O Imposto sobre Circulação de Mercadorias e Serviços Ecológicos (ICMS-E), incentivo tributário à conservação de áreas nativas, vem estimulando a criação de reservas na Mata Atlântica nos últimos anos, mas com impactos de alcance limitado. A maior parte é formada pelas áreas de proteção ambiental (APAs), que impõem menos restrições ao uso da terra. Além disso, o incentivo financeiro perde atratividade ao longo do tempo. Essas são algumas conclusões de pesquisadores da USP em artigo na revista científica Ecological Economics, em setembro.
O ICMS Ecológico é a transferência fiscal de verbas com base em critérios ambientais. Em outras palavras, os governos estaduais transferem dinheiro para as cidades para compensar, por exemplo, custos com conservação da biodiversidade. A proporção de unidades de conservação em cada município tem sido o principal critério para os repasses do imposto, que vem sendo implementado em 16 Estados brasileiros desde 1996.
O estudo da USP ganha ainda mais relevância às vésperas da Conferência das Nações Unidas sobre Mudanças Climáticas, a COP-26, que reunirá 197 nações em novembro, em Glasgow e discutirá, entre outros assuntos, o financiamento para combater e se adaptar às mudanças do clima.
MODELO SEGUIDO. Concebido no Brasil, mais precisamente no Paraná, em 1991, e considerado altamente inovador, o ICMS Ecológico é seguido por países como Portugal, França, China e Índia. Alemanha e Polônia têm propostas parecidas, ainda não implementadas.

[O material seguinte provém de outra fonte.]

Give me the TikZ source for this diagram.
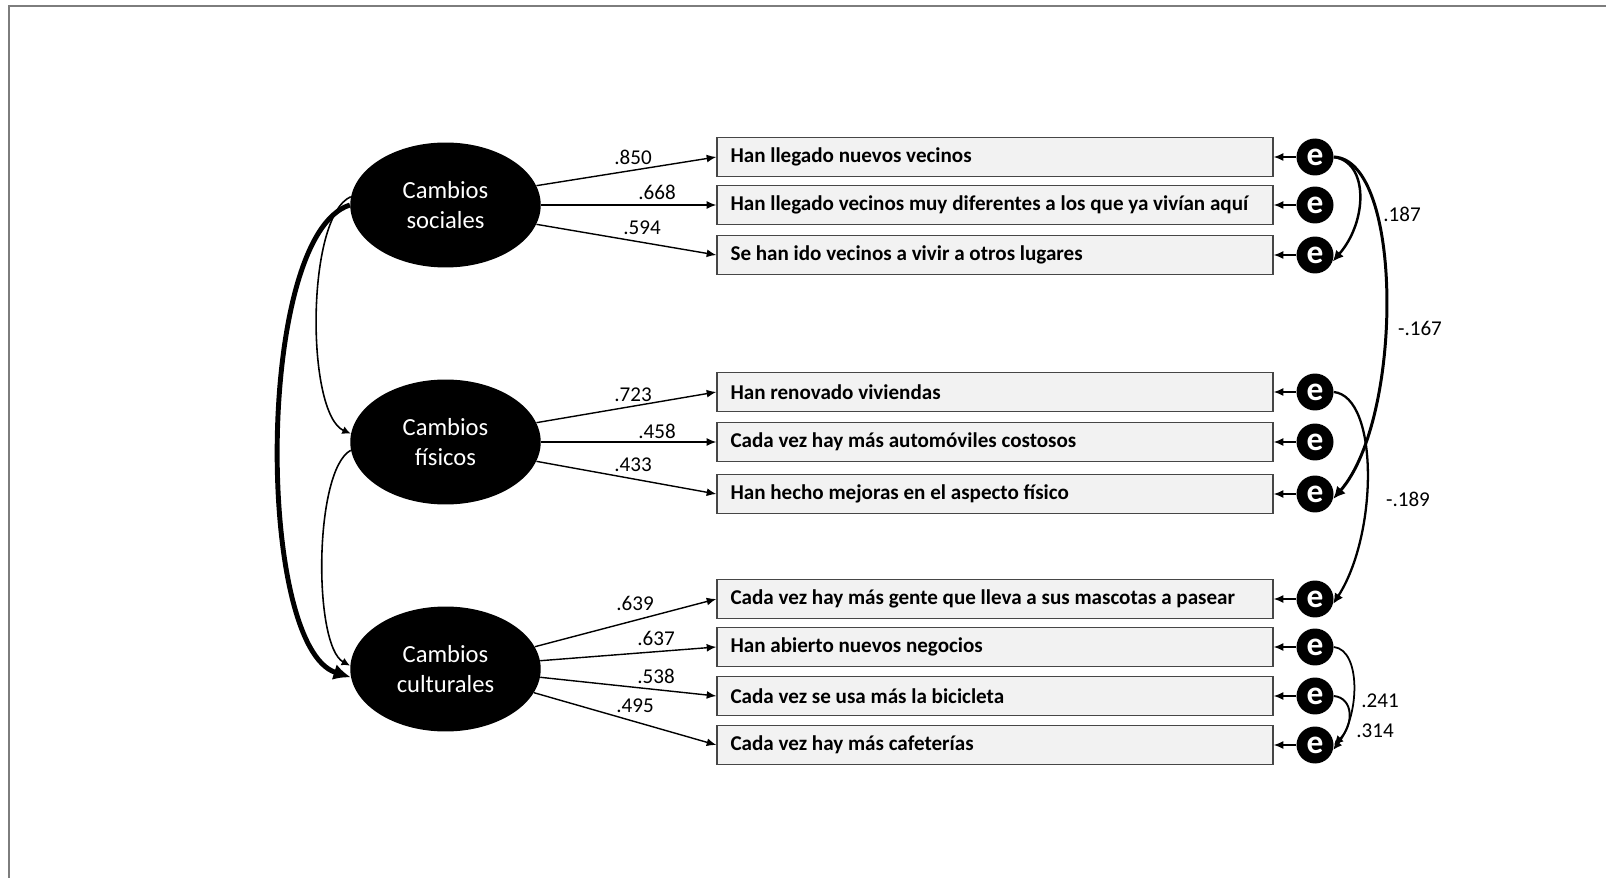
\documentclass[tikz,border=0pt]{standalone}
\usepackage{fontspec}
\setmainfont{Carlito}
\usetikzlibrary{arrows.meta,shapes.geometric}
\definecolor{itemfill}{RGB}{242,242,242}
\definecolor{itemedge}{RGB}{70,70,70}
\definecolor{framegray}{RGB}{125,125,125}

\begin{document}
\begin{tikzpicture}[x=.02cm,y=-.02cm,>={Latex[length=5.5pt,width=4.5pt]},
 every node/.style={font=\fontsize{12}{14}\selectfont},
 factor/.style={ellipse,fill=black,text=white,minimum width=3.81cm,minimum height=2.5cm,inner sep=0pt,align=center,font=\fontsize{14}{17.5}\selectfont},
 item/.style={draw=itemedge,fill=itemfill,line width=.8pt,minimum width=11.12cm,minimum height=.78cm,inner sep=0pt,font=\bfseries\fontsize{12}{14}\selectfont},
 errc/.style={circle,fill=black,text=white,minimum size=.74cm,inner sep=0pt,font=\bfseries\fontsize{19}{19}\selectfont},
 load/.style={->,line width=.8pt},
 cov/.style={line width=#1,-{Latex[length=2.5pt 2.6,width=2.5pt 2.4]}}]
\useasboundingbox (0,0) rectangle (1606,878);
\draw[framegray,line width=1pt] (9,878)--(9,6)--(1606,6);
\node[factor] (soc) at (445.5,205) {Cambios\\sociales};
\node[factor] (fis) at (445.5,442) {Cambios\\físicos};
\node[factor] (cul) at (445.5,669) {Cambios\\culturales};
\foreach \t/\y [count=\i] in {Han llegado nuevos vecinos/157,Han llegado vecinos muy diferentes a los que ya vivían aquí/205,Se han ido vecinos a vivir a otros lugares/255,Han renovado viviendas/392,Cada vez hay más automóviles costosos/442,Han hecho mejoras en el aspecto físico/494,Cada vez hay más gente que lleva a sus mascotas a pasear/599,Han abierto nuevos negocios/647,Cada vez se usa más la bicicleta/696,Cada vez hay más cafeterías/745}{
 \node[item] (b\i) at (995,\y) {\makebox[10.58cm][l]{\t}};
 \node[errc] (e\i) at (1315,\y) {e};
 \draw[load] (e\i) -- (b\i);}
\foreach \f/\a/\b/\v/\x/\y [count=\j] in {soc/12/1/.850/633/157,soc/0/2/.668/657/192,soc/-12/3/.594/642/228,fis/12/4/.723/633/395,fis/0/5/.458/657/431,fis/-12/6/.433/633/465,cul/14/7/.639/635/603,cul/5/8/.637/656/638,cul/-5/9/.538/656/676,cul/-15/10/.495/635/706}{
 \draw[load] (\f.\a) -- (b\b.west);
 \node (w\j) at (\x,\y) {\v};}
% factor covariances
\draw[cov=.9pt] (soc.175) .. controls +(-45,20) and +(-45,-20) .. (fis.175);
\draw[cov=.9pt] (fis.185) .. controls +(-37,20) and +(-37,-20) .. (cul.178);
\draw[cov=2.8pt] (soc.180) .. controls +(-95,30) and +(-95,-30) .. (cul.185);
% error covariances
\draw[cov=1.4pt] (e1.east) .. controls +(35,5) and +(35,-40) .. (e3.-20);
\draw[cov=1.7pt] (e1.east) .. controls +(70,3) and +(70,-80) .. (e6.-15);
\draw[cov=1.3pt] (e4.east) .. controls +(45,5) and +(45,-70) .. (e7.-15);
\draw[cov=1pt] (e8.east) .. controls +(27,3) and +(27,-35) .. (e10.-15);
\draw[cov=1.1pt] (e9.east) .. controls +(20,2) and +(20,-20) .. (e10.east);
\node (r1) at (1402,214) {.187};
\node (r2) at (1420,328) {-.167};
\node (r3) at (1408,499) {-.189};
\node (r4) at (1380,701) {.241};
\node (r5) at (1375,731) {.314};
\end{tikzpicture}
\end{document}
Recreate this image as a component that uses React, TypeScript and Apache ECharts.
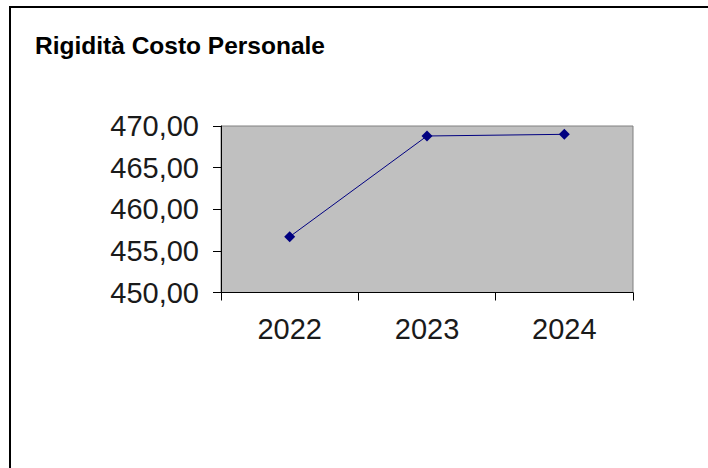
import React, { useEffect, useRef } from "react";
import * as echarts from "echarts";

const titleText = "Rigidità Costo Personale";
const categories = ["2022", "2023", "2024"];
const values = [456.7, 468.8, 469.0];
const yMin = 450;
const yMax = 470;
const yStep = 5;

const FONT = "'Liberation Sans', Arial, sans-serif";

export default function App() {
  const ref = useRef<HTMLDivElement>(null);
  useEffect(() => {
    if (!ref.current) return;
    const chart = echarts.init(ref.current, undefined, { renderer: "svg" });
    chart.setOption({
      animation: false,
      backgroundColor: "#ffffff",
      title: {
        text: titleText,
        left: 30,
        top: 28,
        textStyle: { fontFamily: FONT, fontSize: 24.5, fontWeight: "bold", color: "#000000" },
      },
      graphic: [
        {
          type: "rect",
          shape: { x: 10, y: 7, width: 760, height: 520 },
          style: { fill: "none", stroke: "#000000", lineWidth: 2 },
          silent: true,
        },
      ],
      grid: {
        left: 221,
        top: 126,
        right: 75,
        bottom: 175.5,
        show: true,
        backgroundColor: "#C0C0C0",
        borderColor: "#808080",
        borderWidth: 1,
      },
      xAxis: {
        type: "category",
        data: categories,
        boundaryGap: true,
        axisLine: { show: true, lineStyle: { color: "#000000", width: 1 } },
        axisTick: { show: true, length: 8, alignWithLabel: false, lineStyle: { color: "#000000" } },
        axisLabel: { fontFamily: FONT, fontSize: 29, color: "#1a1a1a", margin: 22 },
        splitLine: { show: false },
      },
      yAxis: {
        type: "value",
        min: yMin,
        max: yMax,
        interval: yStep,
        axisLine: { show: true, lineStyle: { color: "#000000", width: 1 } },
        axisTick: { show: true, length: 8, lineStyle: { color: "#000000" } },
        axisLabel: {
          fontFamily: FONT,
          fontSize: 29,
          color: "#1a1a1a",
          margin: 22,
          formatter: (v: number) => v.toFixed(2).replace(".", ","),
        },
        splitLine: { show: false },
      },
      series: [
        {
          type: "line",
          data: values,
          symbol: "diamond",
          symbolSize: 11,
          lineStyle: { color: "#000080", width: 1 },
          itemStyle: { color: "#000080" },
        },
      ],
    });
    return () => chart.dispose();
  }, []);
  return (
    <div
      ref={ref}
      style={{ position: "fixed", left: 0, top: 0, width: 708, height: 468 }}
    />
  );
}
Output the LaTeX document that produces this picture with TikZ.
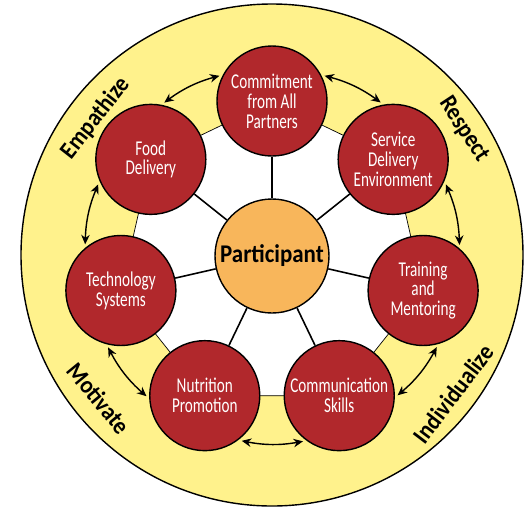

Pioneiro, o estudo da USP analisa os efeitos do ICMS Ecológico no aumento dos diferentes tipos de unidades de conservação. As APAS analisadas foram as preferencialmente criadas por municípios, onde o processo legal é o menos custoso e não requer desapropriação. Além disso, têm poucas restrições quanto ao uso da terra. Permitem agricultura de subsistência, plantio e retirada de algumas espécies e moradia, segundo os planos de manejo de cada área. Um exemplo é a APA Água Santa de Minas, em Tombos (MG). A área de 15.680 hectares abriga importantes remanescentes de Floresta Estacional Semidecidual e 252 nascentes. Seu plano de manejo, feito pelo Centro Brasileiro para a Conservação da Natureza e a Universidade Federal de Viçosa, foi considerado consistente pelo Ministério do Meio Ambiente.
As áreas de proteção integral, como o Parque Estadual da Serra do Mar, não permitem moradia e exigem a aquisição das terras pelo Estado. Só são permitidos pesquisa e turismo em algumas. Já as estações ecológicas só liberam pesquisa. Mas o efeito do ICMS-E na criação de APAs é quase sete vezes maior do que para outros tipos de reservas. “As APAS são menos potentes do que as áreas de proteção integral”, explica Jean Paul Metzger, professor do Instituto de Biociências da USP e um dos coautores do estudo.
Os pesquisadores também argumentam que o sistema é autolimitado, pois o incentivo fiscal diminui à medida que aumentam as áreas protegidas. “Quando os municípios criam novas Unidades de Conservação, a fatia do bolo, que é o porcentual do ICMS destinado a estas áreas, é dividido entre mais áreas, e a proporção que cada um recebe diminui”, explica Patricia Ruggiero, primeira autora do artigo e pós-doutoranda no Departamento de Economia da Faculdade de Economia, Administração e Ciências Contábeis da USP.
Para identificar o impacto do sistema fiscal na criação de áreas protegidas, o estudo analisou 1.467 municípios em seis Estados (Paraná, Minas Gerais, São Paulo, Rio de Janeiro, Santa Catarina e Espírito Santo) na região da Mata Atlântica entre 1987 e 2016. A conclusão é de que o ICMS-E pode ser aperfeiçoado. “É uma ferramenta importante, mas não podemos achar que resolverá os problemas ambientais sozinha”, afirma Ruggiero.
No Estado de São Paulo, o ICMS-E teve alterações no primeiro semestre. O porcentual passou de 1% para 2%, e a estimativa é de que sejam transferidos mais de R$ 5 bilhões pelos próximos dez anos aos municípios, com a expectativa de recuperar 700 mil hectares de vegetação nativa até 2050. O foco são áreas que não são de restauração obrigatória e não se distinguem por atividades econômicas. “Cidades de regiões menos desenvolvidas serão as mais beneficiadas, como as do Vale do Ribeira, no sul do Estado”, explica Marco Vinholi, secretário de Desenvolvimento Regional.